In other words, getting paid out is a very likely scenario and would only take extraordinary risks (fraud or an absolute collapse in oil prices, etc.) over the next 1.4 years to prevent debenture holders from getting paid.

The debentures have a call provision, where the company can purchase the debentures at 105 cents before June 30, 2010 and 102.5 cents after June 30, 2010. It is unlikely they will use this call provision before June 30, 2010, but there is a low probability chance they will use it just after June 30, 2010, which implies a 4.9% yield to maturity on June 30, 2010. The company will only exercise this option if they can raise cheap money – it doesn’t necessarily have to be at a lower coupon than 4.9%, but rather an extension of the maturity is the functional objective.

In terms of tax optimization, the debentures were purchased at a cost basis significantly lower than par value, which means there is a bottled up capital gain embedded within them if I choose to sell them in 2010. The other decision is to wait until January 1, 2011, which means capital gains taxes will be deferred to an April 2012 cheque to the CRA. I will also be receiving interest income as a reward for patiently waiting.

The debentures are trading at 101.5 cents between the bid and the ask, which means that I can sell today and receive a 1.5 cent capital premium in exchange for the interest I will forego between now and June 30, 2011. This does not match up to the 10.5 cents of interest income I would receive between now and the maturity date. In terms of the capital that I am locking up to receive this interest rate, it implies my current yield is 7.4% and my capital gain will be -1.3% annualized assuming I do not sell today.

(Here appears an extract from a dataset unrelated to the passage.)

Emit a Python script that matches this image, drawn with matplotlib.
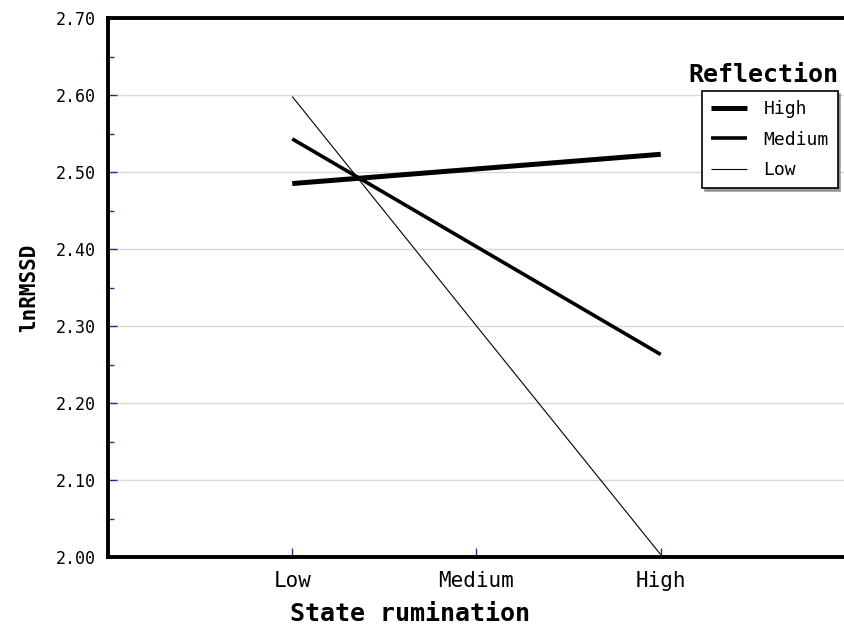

In order for a sell decision to be worthwhile, I would need to be able to realize a total yield of greater than 6.3% on my subsequent investment, not factoring in the tax liability, which would increase my hurdle rate by requiring me to divide 6.3% by (1-t), where t is the marginal tax rate for selling.

Since there is nothing with this return for a comparable risk that is not already in my portfolio, it means I will be holding onto the debentures for the next little while and keep on accruing interest. 6.3% at present is about 5% better than what I can get at ING Direct for risk-free money, so taking a very slight risk for a 5% premium still is very worthwhile.